July 04, 2006
North Carolina’s growth, combined with many droughts in areas of our state during the past couple of years, has meant water shortages in many communities. Economist Mike Walden considers ways these shortages can be dealt with.
"Over the long run, what that motivates many communities to do is increase their supply of water," says Dr. Walden, a specialist with the North Carolina Cooperative Extension Service. "For example, Wake County is planning two additional reservoirs over the next 20 or 25 years. But those are very long run propositions.
"In the short run when you do have a drought and you have growing water demand there are really only two things you can do. You can have the government come in and set rules on how much water people can use. For example, we have seen some governments do that in terms of you can only water outside on certain days.

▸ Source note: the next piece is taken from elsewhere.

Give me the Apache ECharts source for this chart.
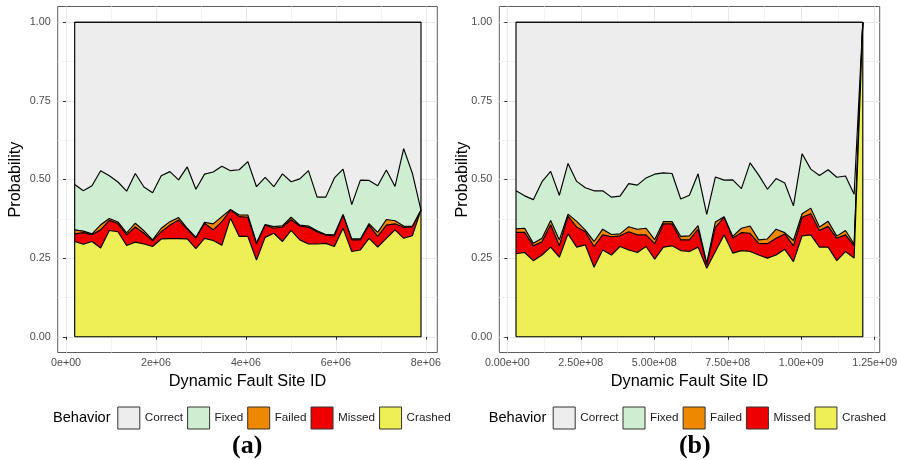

"We often don’t see the government say we are going to restrict you to this number of gallons, but they do try to monitor that in terms of restricting particularly outdoor use. That’s one approach.
"Another approach," adds Walden, "is to simply charge higher prices, maybe not for a baseline amount of water usage but for usage above a certain level. The nice thing about that is it doesn’t get the government involved in policing water usage, and also it allows people to make individual choices.
"If, for example, using an extra 10 gallons of water is worth a significant amount to you, you can go ahead and pay the price to do that.
"So we have these two different approaches that governments may find to use when we do have water shortages," he concludes.